CP_UTF7 = 65000; // ElementSize = 1 // utf-7
CP_UTF8 = 65001; // ElementSize = 1 // utf-8
CP_ASCII = 20127; // ElementSize = 1 // us-ascii
CP_BYTE = $FF01; // ElementSize = 1 // Byte String
CP_Word = $FF02; // ElementSize = 2 // Word String
CP_DWord = $FF04; // ElementSize = 4 //Double Word String
CP_QWord = $FF08; // ElementSize = 8 // Quad Word String
Appropriate constants for ANSI code pages supported by the RTL are defined, as well.
Several String Types are predefined:
String = String(CP_Default); // similar Syntax as Class is a synonym for CLASS(TObject)
AnsiString Syntax candy synonym for "String"
UTFString = String(CP_UTF16);
UTF8String = String(CP_UTF8);
RawByteString = String(CP_NONE);
DynamicString = String(CP_ANY);
ByteString = String(CP_BYTE);
WordString = String(CP_WORD);
DWordString = String(CP_DWORD);
QWordString = String(CP_QWORD);
With that, "String", "AnsiString", "UTFString", and "RawByteString" are defined compatible with Dephi XE and legacy fpc versions.
Undecided syntax details
(How) can a sibling override DynamicString to a static encoding and/or vice versa ?

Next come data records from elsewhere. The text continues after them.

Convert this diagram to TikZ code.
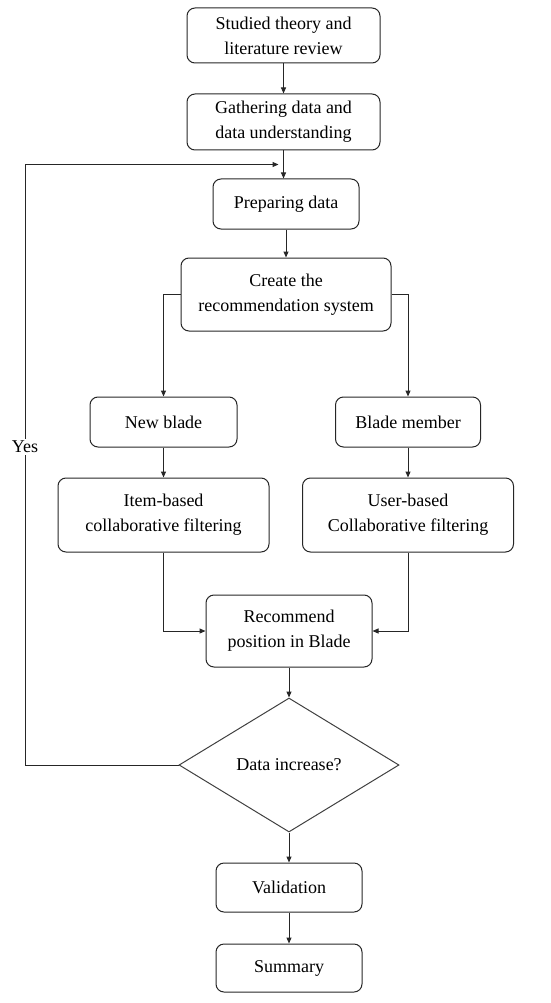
\documentclass[tikz,border=0pt]{standalone}
\usepackage{fontspec}
\setmainfont{Liberation Serif}
\usetikzlibrary{shapes.geometric,arrows.meta,positioning,calc}
\tikzset{
  box/.style = {rectangle, rounded corners=8pt, draw=black!85, line width=1pt,
                align=center, inner sep=2pt, font=\fontsize{18}{25}\selectfont},
  dec/.style = {diamond, draw=black!75, line width=1pt, align=center, inner sep=0pt,
                minimum width=220pt, minimum height=134pt, font=\fontsize{18}{25}\selectfont},
  fl/.style  = {-{Triangle[length=6pt,width=5pt]}, draw=black!85, line width=1pt},
  ln/.style  = {draw=black!85, line width=1pt},
  lab/.style = {font=\fontsize{18}{25}\selectfont, inner sep=2pt},
}

\begin{document}
\begin{tikzpicture}[x=1pt, y=-1pt]
  \useasboundingbox (0,0) rectangle (550,1003);

  % main column
  \node[box, minimum width=193pt, minimum height=55pt] (lit) at (283.5,35.5) {Studied theory and\\literature review};
  \node[box, minimum width=193pt, minimum height=56pt] (gat) at (283.5,122) {Gathering data and\\data understanding};
  \node[box, minimum width=146pt, minimum height=50pt] (prep) at (286,204) {Preparing data};
  \node[box, minimum width=210pt, minimum height=73pt] (sys) at (286,294.5) {Create the\\recommendation system};

  % two branches
  \node[box, minimum width=147pt, minimum height=50pt] (newb) at (163.5,422) {New blade};
  \node[box, minimum width=145pt, minimum height=50pt] (memb) at (408,422) {Blade member};
  \node[box, minimum width=211pt, minimum height=74pt] (item) at (163.5,515) {Item-based\\collaborative filtering};
  \node[box, minimum width=211pt, minimum height=74pt] (user) at (408,515) {User-based\\Collaborative filtering};

  \node[box, minimum width=166pt, minimum height=72pt] (rec) at (289,631) {Recommend\\position in Blade};
  \node[dec] (inc) at (289,765) {Data increase?};
  \node[box, minimum width=146pt, minimum height=49pt] (val) at (289,887.5) {Validation};
  \node[box, minimum width=146pt, minimum height=48pt] (sum) at (289,968) {Summary};

  \node[lab] (yes) at (25,447) {Yes};
  \coordinate (back) at ($(gat.south)!0.5!(gat.south |- prep.north)$);

  \draw[fl] (lit) -- (gat);
  \draw[fl] (gat.south) -- (gat.south |- prep.north);
  \draw[fl] (prep.south) -- (prep.south |- sys.north);
  \draw[fl] (sys.west) -| (newb.north);
  \draw[fl] (sys.east) -| (memb.north);
  \draw[fl] (newb) -- (item);
  \draw[fl] (memb) -- (user);
  \draw[fl] (item.south) |- (rec.west);
  \draw[fl] (user.south) |- (rec.east);
  \draw[fl] (rec.south) -- (inc.north);
  \draw[fl] (inc.south) -- (val.north);
  \draw[fl] (val) -- (sum);

  % loop back on yes
  \draw[ln] (inc.west) -| (yes.south);
  \draw[fl] (yes.north) |- ([xshift=-5pt]back);
\end{tikzpicture}
\end{document}
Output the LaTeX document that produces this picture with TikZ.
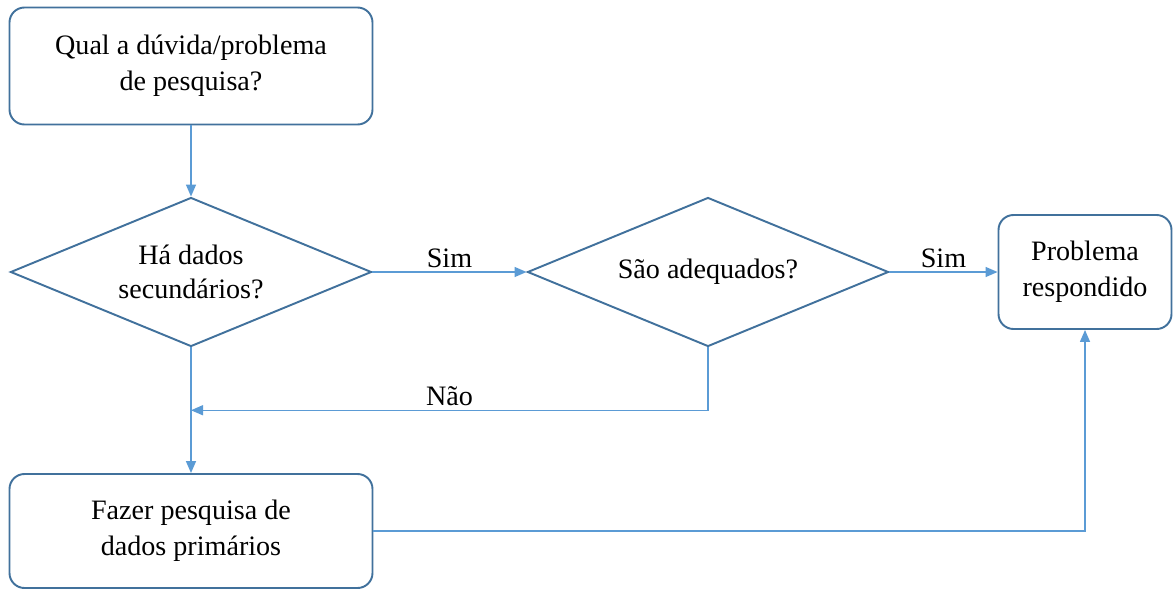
\documentclass[tikz,border=0pt]{standalone}
\usepackage{fontspec}
\setmainfont{Liberation Serif}
\usepackage{tikz}
\usetikzlibrary{shapes.geometric, arrows.meta}
\definecolor{edgeblue}{HTML}{41719C}
\definecolor{lineblue}{HTML}{5B9BD5}
\tikzstyle{startstop} = [rectangle, rounded corners=0.3cm, align=center, text centered, draw=edgeblue, line width=1.1pt, minimum width=7.26cm, minimum height=2.3cm, font=\fontsize{16}{20.5}\selectfont]
\tikzstyle{decision} = [diamond, aspect=2.42, align=center, text centered, draw=edgeblue, line width=1.1pt, minimum width=7.22cm, minimum height=2.98cm, inner sep=0pt, font=\fontsize{16}{19.5}\selectfont]
\tikzstyle{arrow} = [draw=lineblue, line width=0.85pt, -{Triangle[length=0.24cm, width=0.2cm]}]
\tikzstyle{lbl} = [font=\fontsize{16}{19}\selectfont, inner sep=2pt]

\begin{document}
\begin{tikzpicture}[node distance=4.12cm]
\useasboundingbox (-3.82,1.32) rectangle (19.64,-10.48);

\node (duvida) [startstop, minimum height=2.34cm] {Qual a dúvida/problema\\de pesquisa?};
\node (hadados) [decision, below of = duvida] {Há dados\\secundários?};
\node (adequados) [decision, right of = hadados, xshift=6.22cm] {São adequados?};
\node (respondido) [startstop, right of = adequados, xshift=3.42cm, minimum width=3.46cm, minimum height=2.28cm] {Problema\\respondido};
\node (primarios) [startstop, below of = hadados, yshift=-1.06cm, minimum height=2.28cm] {Fazer pesquisa de\\dados primários};

\draw [arrow] (duvida) -- (hadados);
\draw [arrow] (hadados) -- node[lbl, midway, above] {Sim} (adequados);
\draw [arrow] (adequados) -- node[lbl, midway, above] {Sim} (respondido);
\draw [arrow] (hadados) --coordinate[midway](m1)(primarios);
\draw [arrow] (adequados) |- node[lbl, pos=0.75, above] {Não} (m1);
\draw [arrow] (primarios) -| (respondido);

\end{tikzpicture}
\end{document}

For Strings holding printable text, syntax candy for handling "printable entities" would be nice (in the syntax, avoiding the term "printable" to allow for other stuff but text handled in that way). Here some encoding brand aware enumerator syntax and "pos...", "copy...", "delete..." "length..." and similar functions should be in place, even though they might be very inefficient to use.